Task brief: Copy each line holding the string "this".

═══ Source data ═══

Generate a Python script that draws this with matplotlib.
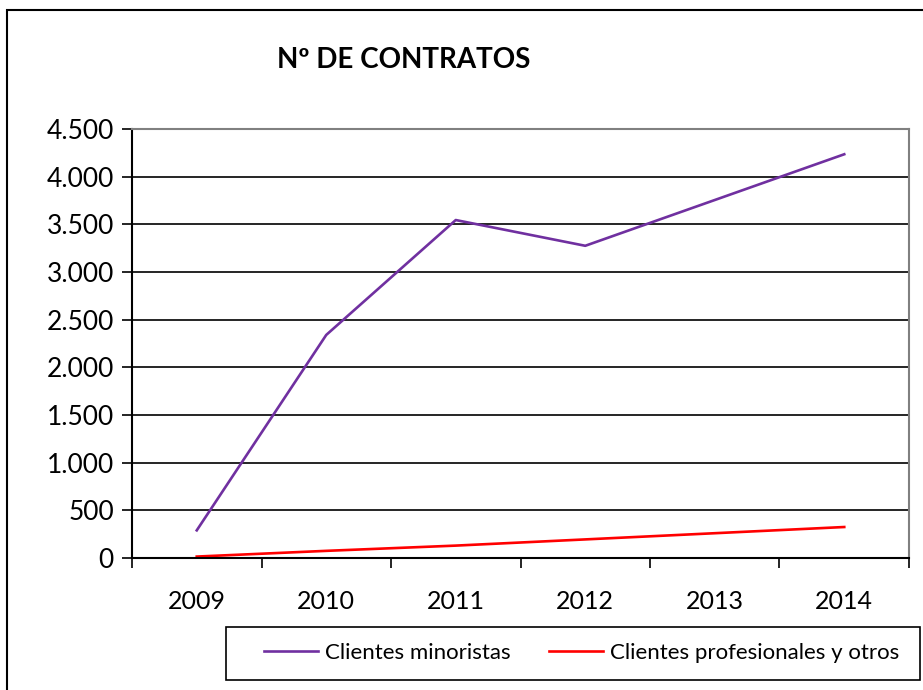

═══
═══ Source data ═══

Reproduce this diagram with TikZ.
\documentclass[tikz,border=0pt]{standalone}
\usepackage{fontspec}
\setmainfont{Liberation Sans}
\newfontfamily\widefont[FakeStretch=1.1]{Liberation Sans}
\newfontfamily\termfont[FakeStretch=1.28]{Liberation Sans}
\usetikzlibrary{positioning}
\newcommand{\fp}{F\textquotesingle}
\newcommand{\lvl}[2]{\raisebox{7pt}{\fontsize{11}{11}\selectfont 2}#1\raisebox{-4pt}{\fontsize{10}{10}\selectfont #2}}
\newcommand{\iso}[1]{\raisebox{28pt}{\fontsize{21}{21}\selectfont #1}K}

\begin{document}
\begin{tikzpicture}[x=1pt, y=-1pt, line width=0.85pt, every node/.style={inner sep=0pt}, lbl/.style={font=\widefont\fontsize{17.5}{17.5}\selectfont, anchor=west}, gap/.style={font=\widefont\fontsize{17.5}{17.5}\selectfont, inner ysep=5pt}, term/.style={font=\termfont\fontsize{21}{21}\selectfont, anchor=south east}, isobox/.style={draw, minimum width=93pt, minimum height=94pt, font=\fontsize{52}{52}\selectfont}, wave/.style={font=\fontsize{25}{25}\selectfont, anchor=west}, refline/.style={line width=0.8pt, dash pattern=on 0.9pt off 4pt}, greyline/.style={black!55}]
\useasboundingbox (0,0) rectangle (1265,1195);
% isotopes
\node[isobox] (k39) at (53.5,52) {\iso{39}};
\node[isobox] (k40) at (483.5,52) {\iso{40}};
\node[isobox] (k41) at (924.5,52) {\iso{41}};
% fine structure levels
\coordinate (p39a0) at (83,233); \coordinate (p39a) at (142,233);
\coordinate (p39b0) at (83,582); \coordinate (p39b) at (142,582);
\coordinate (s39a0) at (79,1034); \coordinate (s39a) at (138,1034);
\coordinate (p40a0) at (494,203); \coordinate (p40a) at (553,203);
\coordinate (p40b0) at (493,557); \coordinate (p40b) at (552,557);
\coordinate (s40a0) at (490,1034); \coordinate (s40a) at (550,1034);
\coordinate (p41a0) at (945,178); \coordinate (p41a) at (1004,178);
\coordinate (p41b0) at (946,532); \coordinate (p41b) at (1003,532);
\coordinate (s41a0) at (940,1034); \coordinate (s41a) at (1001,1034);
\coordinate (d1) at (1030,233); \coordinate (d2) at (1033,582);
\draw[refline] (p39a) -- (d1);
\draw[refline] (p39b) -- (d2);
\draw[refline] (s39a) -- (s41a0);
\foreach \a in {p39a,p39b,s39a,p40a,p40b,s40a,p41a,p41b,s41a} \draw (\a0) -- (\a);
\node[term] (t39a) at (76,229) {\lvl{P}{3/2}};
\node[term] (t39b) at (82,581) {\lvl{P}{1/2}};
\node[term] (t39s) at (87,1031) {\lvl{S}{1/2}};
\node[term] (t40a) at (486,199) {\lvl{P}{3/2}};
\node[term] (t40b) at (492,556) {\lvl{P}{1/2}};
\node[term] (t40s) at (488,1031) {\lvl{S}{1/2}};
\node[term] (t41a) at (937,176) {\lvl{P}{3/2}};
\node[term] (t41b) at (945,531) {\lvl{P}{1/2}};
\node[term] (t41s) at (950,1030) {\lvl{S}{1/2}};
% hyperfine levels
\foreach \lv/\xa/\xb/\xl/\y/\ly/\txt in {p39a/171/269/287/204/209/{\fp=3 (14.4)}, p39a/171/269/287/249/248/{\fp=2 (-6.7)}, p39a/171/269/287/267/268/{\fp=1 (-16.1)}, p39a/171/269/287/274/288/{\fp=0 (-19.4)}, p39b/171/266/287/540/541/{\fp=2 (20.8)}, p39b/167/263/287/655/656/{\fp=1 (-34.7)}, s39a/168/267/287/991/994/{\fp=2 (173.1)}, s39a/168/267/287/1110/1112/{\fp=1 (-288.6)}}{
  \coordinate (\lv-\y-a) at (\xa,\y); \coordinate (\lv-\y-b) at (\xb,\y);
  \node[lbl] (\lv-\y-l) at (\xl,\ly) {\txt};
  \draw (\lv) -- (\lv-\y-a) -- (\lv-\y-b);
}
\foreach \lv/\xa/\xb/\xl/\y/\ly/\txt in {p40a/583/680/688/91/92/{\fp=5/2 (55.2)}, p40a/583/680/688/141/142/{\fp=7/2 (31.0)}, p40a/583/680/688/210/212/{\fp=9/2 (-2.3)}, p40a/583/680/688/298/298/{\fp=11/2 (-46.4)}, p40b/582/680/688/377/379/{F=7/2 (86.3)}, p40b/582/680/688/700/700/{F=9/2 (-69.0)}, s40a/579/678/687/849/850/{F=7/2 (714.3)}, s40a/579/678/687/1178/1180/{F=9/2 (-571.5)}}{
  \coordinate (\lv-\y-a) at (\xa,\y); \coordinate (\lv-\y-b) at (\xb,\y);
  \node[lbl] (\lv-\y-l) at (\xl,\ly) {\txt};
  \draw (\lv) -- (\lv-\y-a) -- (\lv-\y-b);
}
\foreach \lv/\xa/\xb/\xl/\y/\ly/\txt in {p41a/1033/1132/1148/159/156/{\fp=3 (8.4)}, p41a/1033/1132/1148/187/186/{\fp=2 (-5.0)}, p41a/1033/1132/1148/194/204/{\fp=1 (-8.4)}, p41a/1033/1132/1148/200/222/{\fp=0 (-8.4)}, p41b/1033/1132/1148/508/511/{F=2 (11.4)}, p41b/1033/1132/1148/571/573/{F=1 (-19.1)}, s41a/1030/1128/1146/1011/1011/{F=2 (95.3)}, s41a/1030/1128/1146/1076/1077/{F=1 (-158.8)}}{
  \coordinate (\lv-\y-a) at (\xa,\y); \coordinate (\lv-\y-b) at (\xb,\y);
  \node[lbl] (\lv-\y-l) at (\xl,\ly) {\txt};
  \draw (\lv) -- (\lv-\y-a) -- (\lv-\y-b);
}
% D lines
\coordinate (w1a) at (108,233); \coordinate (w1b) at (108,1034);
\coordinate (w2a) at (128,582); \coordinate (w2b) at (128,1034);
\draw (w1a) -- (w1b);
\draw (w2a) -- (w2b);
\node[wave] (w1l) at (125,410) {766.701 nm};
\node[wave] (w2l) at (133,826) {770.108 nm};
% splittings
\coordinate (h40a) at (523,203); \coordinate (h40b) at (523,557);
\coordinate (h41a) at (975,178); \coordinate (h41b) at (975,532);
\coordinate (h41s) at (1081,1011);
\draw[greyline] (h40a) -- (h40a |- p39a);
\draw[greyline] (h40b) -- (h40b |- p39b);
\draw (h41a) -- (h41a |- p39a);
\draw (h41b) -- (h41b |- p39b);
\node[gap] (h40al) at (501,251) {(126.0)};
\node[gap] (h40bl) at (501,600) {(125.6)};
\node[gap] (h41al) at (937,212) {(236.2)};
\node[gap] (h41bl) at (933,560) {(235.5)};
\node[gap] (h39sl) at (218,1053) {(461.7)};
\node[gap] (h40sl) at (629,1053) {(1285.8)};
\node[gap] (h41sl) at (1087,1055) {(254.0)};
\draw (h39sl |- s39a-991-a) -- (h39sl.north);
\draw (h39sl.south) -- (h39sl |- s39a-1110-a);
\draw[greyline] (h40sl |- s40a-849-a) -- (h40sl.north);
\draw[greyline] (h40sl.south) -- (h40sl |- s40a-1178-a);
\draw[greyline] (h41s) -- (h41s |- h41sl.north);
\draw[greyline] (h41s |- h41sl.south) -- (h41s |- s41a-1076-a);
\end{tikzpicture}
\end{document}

═══

Response to the exercise:
Generate a Python script that draws this with matplotlib.
Reproduce this diagram with TikZ.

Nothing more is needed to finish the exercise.